**Task objective:** Only the pictures are omitted; repeat all other data exactly.
━━━━━━━━━━━━━━━━━━━━
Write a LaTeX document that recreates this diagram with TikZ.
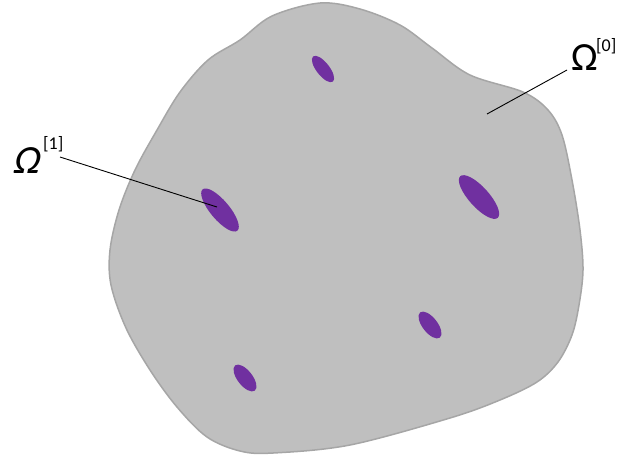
\documentclass[tikz,border=0pt]{standalone}
\usepackage{fontspec}
\setmainfont{Carlito}
\newfontfamily\slantcarlito[FakeSlant=0.22]{Carlito}
\begin{document}
\begin{tikzpicture}[x=1pt,y=-1pt,
  incl/.style={fill=inclc},
  lbl/.style={inner sep=0pt, font=\fontsize{40}{40}\selectfont},
  sup/.style={inner sep=0pt, font=\fontsize{18}{18}\selectfont},
  leader/.style={draw=black, line width=0.9pt}]
\definecolor{inclc}{HTML}{7030A0}
\definecolor{reg}{HTML}{BFBFBF}
\definecolor{regb}{HTML}{A6A6A6}
\useasboundingbox (0,0) rectangle (617,459);
\draw[fill=reg, draw=regb, line width=1.5pt]
  plot[smooth cycle, tension=0.55] coordinates {
  (320,3) (360,9) (400,25) (432,48) (470,75) (523,92) (548,110) (562,135)
  (572,180) (580,230) (583,270) (579,305) (572,335) (558,362) (537,382)
  (500,400) (450,418) (350,445) (273,453) (240,451) (207,437) (177,407)
  (150,370) (126,328) (111,285) (110,250) (119,210) (135,170) (157,130)
  (180,92) (208,60) (240,40) (272,16)};
\fill[incl, rotate around={-52:(323,69)}] (323,69) ellipse [x radius=16, y radius=6.5];
\fill[incl, rotate around={-50:(220,210)}] (220,210) ellipse [x radius=27, y radius=9.5];
\fill[incl, rotate around={-48:(479,197)}] (479,197) ellipse [x radius=28, y radius=10];
\fill[incl, rotate around={-52:(430,325)}] (430,325) ellipse [x radius=16, y radius=7.5];
\fill[incl, rotate around={-52:(245,378)}] (245,378) ellipse [x radius=16, y radius=7.5];
\node[lbl, anchor=base west] (om1) at (12,173) {\slantcarlito Ω};
\node[sup, anchor=base west] (s1) at (43,149) {[1]};
\node[lbl, anchor=base west] (om0) at (571,70) {Ω};
\node[sup, anchor=base west] (s0) at (596,51) {[0]};
\coordinate (a1) at (60,157);
\coordinate (b1) at (217,207);
\coordinate (a0) at (567,70);
\coordinate (b0) at (487,114);
\draw[leader] (a1) -- (b1);
\draw[leader] (a0) -- (b0);
\end{tikzpicture}
\end{document}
━━━━━━━━━━━━━━━━━━━━
**The response:**
Write a LaTeX document that recreates this diagram with TikZ.
\documentclass[tikz,border=0pt]{standalone}
\usepackage{fontspec}
\setmainfont{Carlito}
\newfontfamily\slantcarlito[FakeSlant=0.22]{Carlito}
\begin{document}
\begin{tikzpicture}[x=1pt,y=-1pt,
  incl/.style={fill=inclc},
  lbl/.style={inner sep=0pt, font=\fontsize{40}{40}\selectfont},
  sup/.style={inner sep=0pt, font=\fontsize{18}{18}\selectfont},
  leader/.style={draw=black, line width=0.9pt}]
\definecolor{inclc}{HTML}{7030A0}
\definecolor{reg}{HTML}{BFBFBF}
\definecolor{regb}{HTML}{A6A6A6}
\useasboundingbox (0,0) rectangle (617,459);
\draw[fill=reg, draw=regb, line width=1.5pt]
  plot[smooth cycle, tension=0.55] coordinates {
  (320,3) (360,9) (400,25) (432,48) (470,75) (523,92) (548,110) (562,135)
  (572,180) (580,230) (583,270) (579,305) (572,335) (558,362) (537,382)
  (500,400) (450,418) (350,445) (273,453) (240,451) (207,437) (177,407)
  (150,370) (126,328) (111,285) (110,250) (119,210) (135,170) (157,130)
  (180,92) (208,60) (240,40) (272,16)};
\fill[incl, rotate around={-52:(323,69)}] (323,69) ellipse [x radius=16, y radius=6.5];
\fill[incl, rotate around={-50:(220,210)}] (220,210) ellipse [x radius=27, y radius=9.5];
\fill[incl, rotate around={-48:(479,197)}] (479,197) ellipse [x radius=28, y radius=10];
\fill[incl, rotate around={-52:(430,325)}] (430,325) ellipse [x radius=16, y radius=7.5];
\fill[incl, rotate around={-52:(245,378)}] (245,378) ellipse [x radius=16, y radius=7.5];
\node[lbl, anchor=base west] (om1) at (12,173) {\slantcarlito Ω};
\node[sup, anchor=base west] (s1) at (43,149) {[1]};
\node[lbl, anchor=base west] (om0) at (571,70) {Ω};
\node[sup, anchor=base west] (s0) at (596,51) {[0]};
\coordinate (a1) at (60,157);
\coordinate (b1) at (217,207);
\coordinate (a0) at (567,70);
\coordinate (b0) at (487,114);
\draw[leader] (a1) -- (b1);
\draw[leader] (a0) -- (b0);
\end{tikzpicture}
\end{document}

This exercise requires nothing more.